Previously: Danielle moaned and groaned and was dehydrated, but she's a survivor; she's not gon' give up, she's not gon' stop (what?), she's gon' work harder. Sara was a big fat copier, and not the kind that the hunky Xerox man can fix. Furonda was a fool, and the judges finally took notice and sent her home. Four girls remain! It's like a Top Model pack of Hershey's Miniatures, and my favorite, as always, is the Special Dark.

And before we begin, I have two shout-outs. One is to my new best friend Lauren, who designed this website that I mentioned in a previous recap, and who is getting ready to field the write-in campaign for the production of the newest Garbage Pail Kid, Putrid Potes. The second shout-out goes to all the mothers of the world, and particularly my own, Mama Potes, who is awesome, and whom I wish you all could know because of said awesomeness. On that note: the present's in the mail, Mom. And, of course, to myself, the mother of Miss Itty, who left me the present of a giant pukey hairball on the Turkish tapestry covering my couch.

And now, down to business. We are in Bangkok. Jade tells us that she was in the bottom two at the last elimination and is frustrated to be in back in that same old position where, according to her, she doesn't belong. "What is going on?" she asks. Oh, Jade, please believe that we are asking the same thing when we look at the final four and see your haggard mug. Jade explains to us that Tyra says Jade thinks she knows more than the judges. Jade doesn't know where the judges get all their crazy ideas. Likewise, I'm sure.

Meanwhile, in a random cobbled-together subplot / judging rationale, Danielle says that she and Sara were chilling in the pool, and notes that she is concerned that her southern accent will affect her standing in the competition. She tells Sara that she tries to listen to herself speak, and that she's noticed a tendency to speed-talk. Danielle says that she needs to start speaking slowly. She interviews that she's lived in the south all of her life and that's all she knows, so it's difficult to hear Panel say that they don't like the way she speaks. Yeah. But, see, there is a difference between, say, a Blanche Devereaux slash Julia Sugarbaker southern accent and, well, Danielle. I love the girl, but she's got a little Boomhauer in her. Sara says that Danielle can speak properly when she thinks about it. Danielle interviews that she's a southern country girl. Eh, just get the girl a voice coach and she'll be fine. Plus, I would listen to a southern drawl over Nicole's twang a thousand times over. Sorry, Midwesterners, but you know it's true.

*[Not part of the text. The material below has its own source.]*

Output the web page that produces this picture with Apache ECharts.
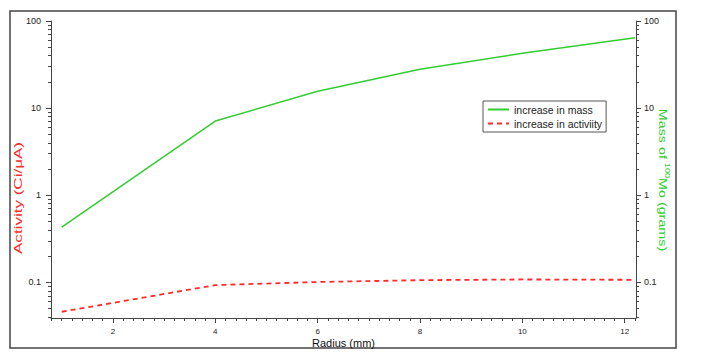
<!DOCTYPE html>
<html>
<head>
<meta charset="utf-8">
<script src="https://cdn.jsdelivr.net/npm/echarts@6/dist/echarts.min.js"></script>
<style>
  html, body { margin: 0; padding: 0; background: #fff; }
  #chart { width: 702px; height: 354px; }
</style>
</head>
<body>
<div id="chart"></div>
<script>
// data
const radius = [1, 4, 6, 8, 10, 12.2];
const massGrams = [0.43, 7.1, 15.6, 27.9, 42.6, 64.4];
const activity = [0.046, 0.093, 0.101, 0.106, 0.108, 0.107];

// axis ticks
const xMajorTicks = [2, 4, 6, 8, 10, 12];
const xMinorTicks = [0.8, 1, 1.2, 1.4, 1.6, 1.8, 2, 2.2, 2.4, 2.6, 2.8, 3, 3.2, 3.4, 3.6, 3.8,
  4, 4.2, 4.4, 4.6, 4.8, 5, 5.2, 5.4, 5.6, 5.8, 6, 6.2, 6.4, 6.6, 6.8, 7, 7.2, 7.4, 7.6, 7.8,
  8, 8.2, 8.4, 8.6, 8.8, 9, 9.2, 9.4, 9.6, 9.8, 10, 10.2, 10.4, 10.6, 10.8, 11, 11.2, 11.4,
  11.6, 11.8, 12, 12.2];
const yMajorTicks = [0.1, 1, 10, 100];
const yMinorTicks = [0.04, 0.05, 0.06, 0.07, 0.08, 0.09, 0.2, 0.3, 0.4, 0.5, 0.6, 0.7, 0.8, 0.9,
  2, 3, 4, 5, 6, 7, 8, 9, 20, 30, 40, 50, 60, 70, 80, 90];

const xMin = 0.79, xMax = 12.22;
const yMin = 0.039, yMax = 100;
const axisColor = "#444";
const font = "Liberation Sans";

function yAxisDef(position, major) {
  return {
    type: "log",
    logBase: 10,
    min: yMin,
    max: yMax,
    position: position,
    offset: 0,
    splitLine: { show: false },
    axisLine: { show: major, lineStyle: { color: axisColor, width: 1 } },
    axisTick: {
      show: true,
      inside: false,
      length: major ? 5 : 3,
      customValues: major ? yMajorTicks : yMinorTicks,
      lineStyle: { color: axisColor, width: 1 },
    },
    axisLabel: major
      ? {
          show: true,
          customValues: yMajorTicks,
          fontSize: 9,
          fontFamily: font,
          color: "#222",
          margin: position === "left" ? 10 : 8,
          formatter: (v) => String(+v.toPrecision(3)),
        }
      : { show: false },
  };
}

const option = {
  animation: false,
  grid: {
    left: 51,
    right: 66,
    top: 21,
    bottom: 36,
    containLabel: false,
    outerBoundsMode: "none",
  },
  legend: {
    orient: "vertical",
    left: 483,
    top: 101,
    padding: [3, 4, 3, 4],
    itemWidth: 21,
    itemHeight: 10,
    itemGap: 3,
    borderColor: "#555",
    borderWidth: 1,
    backgroundColor: "#fff",
    itemStyle: { opacity: 0 },
    textStyle: { fontSize: 10.5, fontFamily: font, color: "#222" },
    data: ["increase in mass", "increase in activiity"],
  },
  xAxis: [
    {
      type: "value",
      min: xMin,
      max: xMax,
      splitLine: { show: false },
      axisLine: { lineStyle: { color: axisColor, width: 1 } },
      axisTick: { length: 3, customValues: xMinorTicks, lineStyle: { color: axisColor } },
      axisLabel: { show: false },
    },
    {
      type: "value",
      min: xMin,
      max: xMax,
      position: "bottom",
      offset: 0,
      splitLine: { show: false },
      axisLine: { show: false },
      axisTick: { length: 5, customValues: xMajorTicks, lineStyle: { color: axisColor } },
      axisLabel: {
        customValues: xMajorTicks,
        fontSize: 8,
        fontFamily: font,
        color: "#222",
        margin: 9,
      },
      name: "Radius (mm)",
      nameLocation: "middle",
      nameGap: 19,
      nameMoveOverlap: false,
      nameTextStyle: { fontSize: 11, fontFamily: font, color: "#111" },
    },
  ],
  yAxis: [
    yAxisDef("left", true),
    yAxisDef("left", false),
    yAxisDef("right", true),
    yAxisDef("right", false),
  ],
  graphic: [
    {
      type: "rect",
      z: -1,
      shape: { x: 10, y: 11, width: 666, height: 337 },
      style: { fill: "none", stroke: "#444", lineWidth: 1.5 },
    },
    {
      type: "text",
      x: 18.5,
      y: 198,
      rotation: Math.PI / 2,
      scaleX: 1.55,
      style: {
        text: "Activity (Ci/\u03bcA)",
        font: "11px " + font,
        fill: "#ff2a2a",
        align: "center",
        verticalAlign: "middle",
      },
    },
    {
      type: "text",
      x: 664,
      y: 180,
      rotation: -Math.PI / 2,
      scaleX: 1.3,
      style: {
        text: "{a|Mass of }{s|100}{a|Mo (grams)}",
        align: "center",
        verticalAlign: "middle",
        rich: {
          a: { fontSize: 11, fontFamily: font, fill: "#2ecc2e", lineHeight: 14, verticalAlign: "bottom" },
          s: { fontSize: 7, fontFamily: font, fill: "#2ecc2e", lineHeight: 14, verticalAlign: "top" },
        },
      },
    },
  ],
  series: [
    {
      name: "increase in mass",
      type: "line",
      xAxisIndex: 0,
      yAxisIndex: 2,
      symbol: "none",
      color: "#33cc33",
      lineStyle: { width: 1.5, color: "#33cc33" },
      data: radius.map((r, i) => [r, massGrams[i]]),
    },
    {
      name: "increase in activiity",
      type: "line",
      xAxisIndex: 0,
      yAxisIndex: 0,
      symbol: "none",
      color: "#ff2a2a",
      lineStyle: { width: 1.8, type: [5, 4], color: "#ff2a2a" },
      data: radius.map((r, i) => [r, activity[i]]),
    },
  ],
};

const chart = echarts.init(document.getElementById("chart"), null, { renderer: "svg" });
chart.setOption(option);
</script>
</body>
</html>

Meanwhile, newsflash: Sara got discovered at a mall. I know, I know. How could they let the whole season go by without mentioning this? And then, out of nowhere, comes Ninja Stealth Bitch Joanie to say that, while she thinks that Sara is a very beautiful girl, modeling isn't her real passion in life. To which I say: finally, a girl with some sense. Joanie says that modeling is her passion, as well as Jade's, Danielle's, and The Christ's. Finally, the secret revealed. Back in the pool, Danielle asks Sara whether it pisses her off when people say that she doesn't want or deserve to win because she was discovered in a mall. Sara says that it's upsetting because it implies that she's not giving her full effort. She interviews that she's just as deserving and wants to win as much as everyone else, and whether or not they want to believe that is up to them. Joanie.